Corporate Water Footprint  

Water risk for business

Considering and mitigating the water footprint of your business is a way to reduce risk.
  • Physical risk: companies may increasingly face freshwater shortage in their supply chain or own operations.
  • Reputational risk: the corporate image of a company will be damaged when questions arise among the public about whether the company properly addresses issues of sustainable and equitable water use.
  • Regulatory risk: governmental interference and regulation in the area of water use will undoubtedly increase.
  • Financial risk: above risks may translate into increased costs and/or reduced revenues.

Water opportunity for business

Risks can turn into an opportunity for those companies that proactively respond to the challenge of global freshwater scarcity. Frontrunners that create product transparency before others do, that formulate specific and measurable targets with respect to water footprint reduction, with special attention to areas where problems of water scarcity and pollution are most critical, and that can demonstrate actual improvements, can turn this into a competitive advantage.

Corporate social responsibility

Reducing the water footprint should be part of the environmental strategy of a business, just like reducing the carbon footprint. Addressing the issues of freshwater scarcity and pollution is part of the corporate social responsibility.

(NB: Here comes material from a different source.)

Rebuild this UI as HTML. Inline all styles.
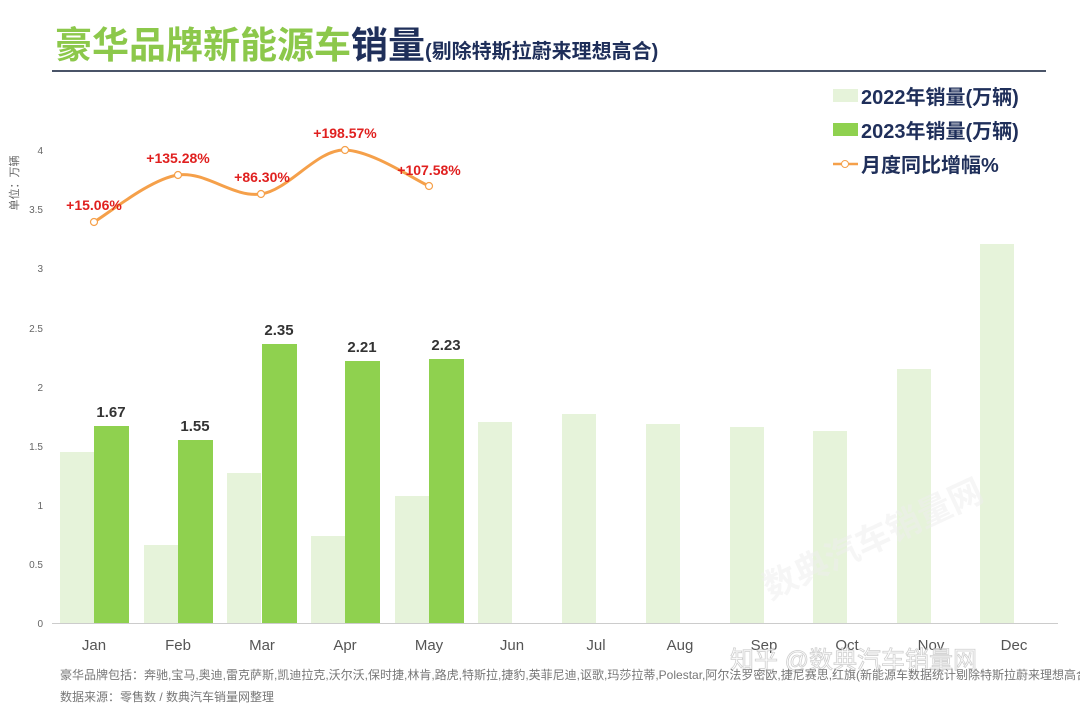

Water footprint: one global standard

A shared standard on definitions and calculation methods is crucial given the rapidly growing interest in companies and governments to use water footprint accounts as a basis for formulating sustainable water strategies and policies. The water footprint is an effective tool only when used in a rigid manner, not when used as a metaphor. The water footprint calculation standard is contained in the Water Footprint Assessment Manual.

What’s new for companies?

  • Companies have traditionally focussed on water use in their operations, not in their supply-chain. The water footprint does take an integrated approach. Most companies will discover that their supply-chain water footprint is much larger than their operational water footprint. As a result, companies may conclude that it is more cost effective to shift investments from efforts to reduce their operational water use to efforts to reduce their supply-chain water footprint and associated risks.
  • Companies have traditionally looked at reduction of water withdrawals. The water footprint shows water use not in terms of withdrawal but in terms of consumptive water use. Return flows can be reused, so it makes sense to specifically look at consumptive use.
  • Companies make sure that they have a water use right or license. Having that is not sufficient to manage water-related risks. It is useful to look into the spatiotemporal details of a company’s water footprint, because details on where and when water is used can be used as input to a detailed water footprint sustainability assessment, to identify the environmental, social and economic impacts and to find out associated business risks.
  • Companies have traditionally looked at meeting emission standards. The grey water footprint looks at the required water volume for assimilating waste based on ambient water quality standards. Meeting emission standards is one thing, but looking at how effluents actually result in reduced assimilation capacity of ambient freshwater bodies and at business risks associated to that is another thing.

What can your company do?

Your company can reduce its operational water footprint by saving water in its own operations and bringing water pollution to zero. Keywords are: reduce, recycle and treat before disposal. The operational water footprint can generally brought back to nearly zero. For most businesses, however, the supply-chain water footprint is much larger than the operation footprint. It is therefore crucial that your company address that as well. Achieving improvements in the supply chain may be more difficult – because not under direct control – but they may be more effective.

Your company can cut its supply-chain water footprint by making supply agreements with certain standards with its suppliers or by simply changing to another supplier. In many cases it probably means quite something, because the whole business model may need to be transformed in order to incorporate or better control supply chains and to make supply chains fully transparent to consumers. Among the various alternative or supplementary tools that can help improving transparency are: setting quantitative water-footprint reduction targets, benchmarking, product labelling, certification and water footprint reporting.